Offline Data Preparation and I-Frame Retention

Interactive explainer for Issue #113 — aligned with the offline preprocessing pipeline used in practice

💬 Issue #113 opened by Wenbo-Nie

Hi, thanks for the great work on this HEVC-based token selection pipeline. I have a question about how I-frames are handled in ap_dataloader_dali_codec.py.

My understanding from the paper is that all tokens from I-frames are preserved, while Top-K selection is only applied to P-frame patches based on codec-derived saliency. In particular, Equation (2) seems to describe the HEVC input as keeping the full patchified I-frame and applying the visibility mask only to decoded P-frames.

However, in get_frame_id_list, I noticed that residuals at I-frame positions are explicitly zeroed out:

if pos in I_pos_set:
    residuals_y[pos] = np.zeros((H0, W0), dtype=dtype0 or np.uint8)

Since patch scores in compute_visible_indices_cpu are computed from residual energy, this seems to imply that all I-frame patches receive a score of 0 and therefore would not be selected by Top-K, except possibly through tie-breaking or the static_fallback path.
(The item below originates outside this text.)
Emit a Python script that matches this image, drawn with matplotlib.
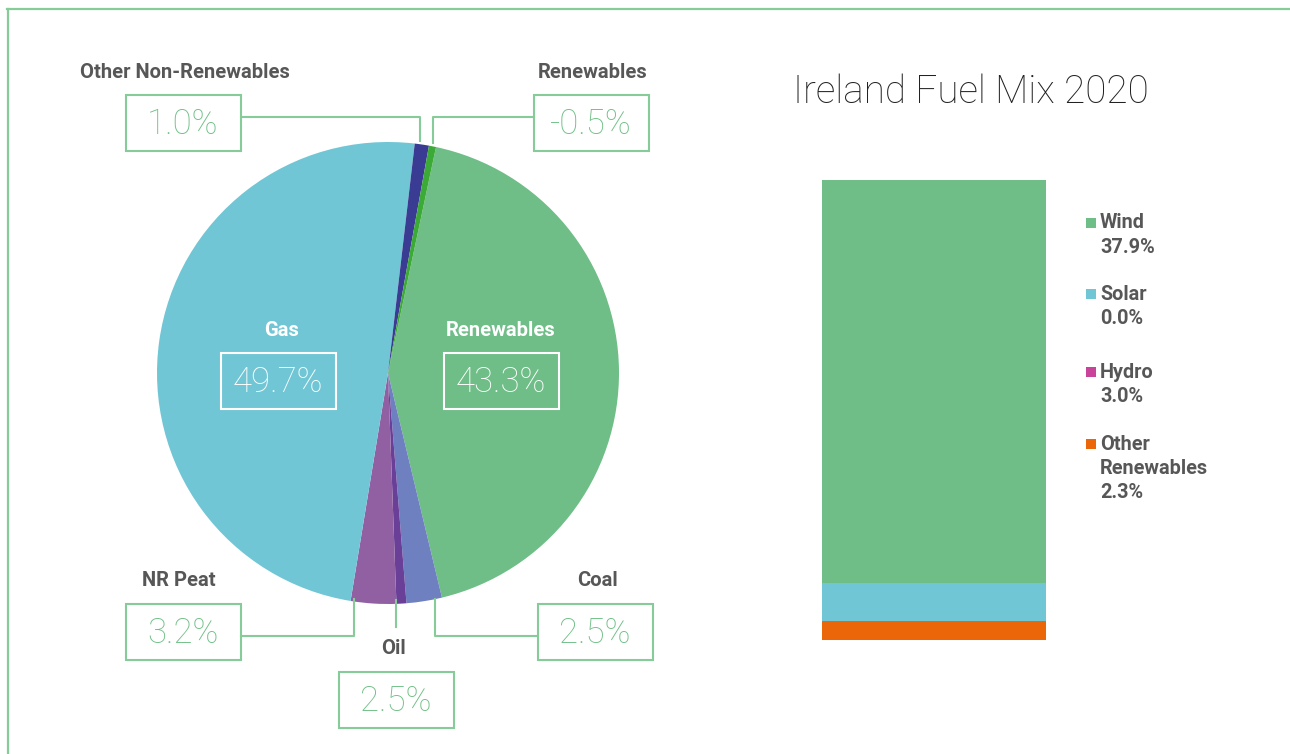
import matplotlib.pyplot as plt
from matplotlib.patches import Rectangle

# pie data (drawn wedge sizes, clockwise from the top-right)
pie_names = ["Renewables", "Coal", "Oil", "NR Peat", "Gas", "Other Non-Renewables", "Renewables (neg)"]
pie_sizes = [43.3, 2.5, 0.7, 3.2, 49.7, 1.0, 0.5]
pie_colors = ["#6fbd87", "#6f80c0", "#6a3f98", "#9160a2", "#71c6d6", "#393c92", "#3caa36"]

# labels shown next to the pie
lab_names = ["Other Non-Renewables", "Renewables", "NR Peat", "Oil", "Coal", "Gas", "Renewables"]
lab_values = ["1.0%", "-0.5%", "3.2%", "2.5%", "2.5%", "49.7%", "43.3%"]

# stacked bar (bottom to top)
bar_names = ["Other Renewables", "Hydro", "Solar", "Wind"]
bar_drawn = [1.8, 0.0, 3.6, 37.9]
bar_colors = ["#ea6608", "#c8449a", "#71c6d6", "#6fbd87"]
legend_names = ["Wind", "Solar", "Hydro", "Other\nRenewables"]
legend_values = ["37.9%", "0.0%", "3.0%", "2.3%"]
legend_colors = ["#6fbd87", "#71c6d6", "#c8449a", "#ea6608"]

W, H = 1290, 754
fig = plt.figure(figsize=(W / 100, H / 100), dpi=100)
fig.patch.set_facecolor("white")
plt.rcParams["font.family"] = ["Roboto", "DejaVu Sans"]

green = "#6fbf86"
grey = "#575757"
edge = "#86cc99"

# pie
cx, cy, r = 388, 373, 231
axp = fig.add_axes([(cx - r) / W, (H - cy - r) / H, 2 * r / W, 2 * r / H])
axp.pie(pie_sizes, colors=pie_colors, startangle=78, counterclock=False,
        radius=1, wedgeprops=dict(linewidth=0))
axp.set_xlim(-1, 1)
axp.set_ylim(-1, 1)
axp.set_aspect("equal")
axp.axis("off")

# stacked bar
axb = fig.add_axes([822 / W, (H - 640) / H, 224 / W, 460 / H])
bottom = 0
for v, c in zip(bar_drawn, bar_colors):
    axb.bar(0, v, width=1, bottom=bottom, color=c, linewidth=0)
    bottom += v
axb.set_xlim(-0.5, 0.5)
axb.set_ylim(0, bottom)
axb.axis("off")

# overlay in pixel coordinates for frame, labels, boxes
ov = fig.add_axes([0, 0, 1, 1], zorder=5)
ov.set_xlim(0, W)
ov.set_ylim(H, 0)
ov.axis("off")
ov.patch.set_alpha(0)

ov.plot([7, W], [9, 9], color=edge, lw=1.6)
ov.plot([8, 8], [9, H], color=edge, lw=1.6)

# (label x, label y, box center x, box center y, label colour, box colour)
spots = [
    (185, 72, 183, 123, grey, edge),
    (593, 72, 591, 123, grey, edge),
    (179, 581, 183, 632, grey, edge),
    (394, 649, 396, 700, grey, edge),
    (597, 581, 595, 632, grey, edge),
    (282, 331, 278, 381, "white", "white"),
    (501, 331, 501, 381, "white", "white"),
]
bw, bh = 115, 56
for (lx, ly, bx, by, lc, bc), name, val in zip(spots, lab_names, lab_values):
    ov.text(lx, ly, name, ha="center", va="center", fontsize=14.5,
            fontweight="bold", color=lc)
    ov.add_patch(Rectangle((bx - bw / 2, by - bh / 2), bw, bh, fill=False,
                           edgecolor=bc, lw=1.5))
    tc = green if bc == edge else "white"
    ov.text(bx, by + 1, val, ha="center", va="center", fontsize=25,
            fontweight="light", color=tc)

# leader lines
ov.plot([241, 420, 420], [117, 117, 141], color=edge, lw=1.5)
ov.plot([534, 433, 433], [117, 117, 143], color=edge, lw=1.5)
ov.plot([241, 354, 354], [636, 636, 599], color=edge, lw=1.5)
ov.plot([396, 396], [600, 627], color=edge, lw=1.5)
ov.plot([435, 435, 537], [599, 636, 636], color=edge, lw=1.5)

# title
ov.text(793, 92, "Ireland Fuel Mix 2020", ha="left", va="center",
        fontsize=27.8, fontweight="light", color="#222222")

# legend
ys = [223, 294, 372, 444]
for y, n, v, c in zip(ys, legend_names, legend_values, legend_colors):
    ov.add_patch(Rectangle((1086, y - 5), 10, 10, color=c, lw=0))
    lines = (n + "\n" + v).split("\n")
    for k, t in enumerate(lines):
        ov.text(1100, y + k * 24.5, t, ha="left", va="center", fontsize=14.3,
                fontweight="bold", color=grey)

fig.savefig("out.png", dpi=100)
So I wanted to check whether I am misunderstanding the implementation, or whether the current code is using a different behavior from what I inferred from the paper. If I-frame tokens are indeed intended to be fully preserved, could you clarify where that happens in the pipeline?

Thanks!

Short Answer

A friendly way to read this behavior is to start from the offline data preparation pipeline. We first re-encode videos with GOP=16, then uniformly sample 64 frames for the downstream sequence, following the same overall idea explained in Issue #112. Under that setup, one frame is kept as a complete frame every 16 frames, so the preserved full-frame structure is best understood as part of offline preprocessing rather than as a separate online rule inside the dataloader.

How to Read the Pipeline

  • It helps to think of this as an offline-prepared data path, rather than a purely online codec decision that is recomputed from scratch inside each batch.
  • Step 1 is very simple: videos are first transcoded with GOP=16, which gives us a periodic full-frame structure at the codec level.
  • Step 2 then samples 64 frames uniformly from that prepared video to build the downstream sequence.
  • So when people talk about “full I-frame preservation” here, the most practical picture is this offline codec-guided preparation: one complete frame is retained every 16 frames, and the final sampled sequence is built on top of that structure.

Relation to Issue #112

It is helpful to read this page together with Issue #112. The two issues are really looking at the same preparation logic from different angles: Issue #112 focuses more on the offline preprocessing order (transcode first, then sample 64 frames), while this issue asks how to interpret the preserved full-frame structure. In practice, both point back to the same pipeline: GOP=16 first, then uniform 64-frame sampling.

Takeaway

  • The easiest way to keep the picture straight is to start from the offline prepared data, rather than reading one dataloader branch in isolation.
  • The preparation rule can be summarized very simply: re-encode with GOP=16, then uniformly sample 64 frames.
  • Under this setup, one full frame is retained every 16 frames, which is the practical interpretation we want to highlight here.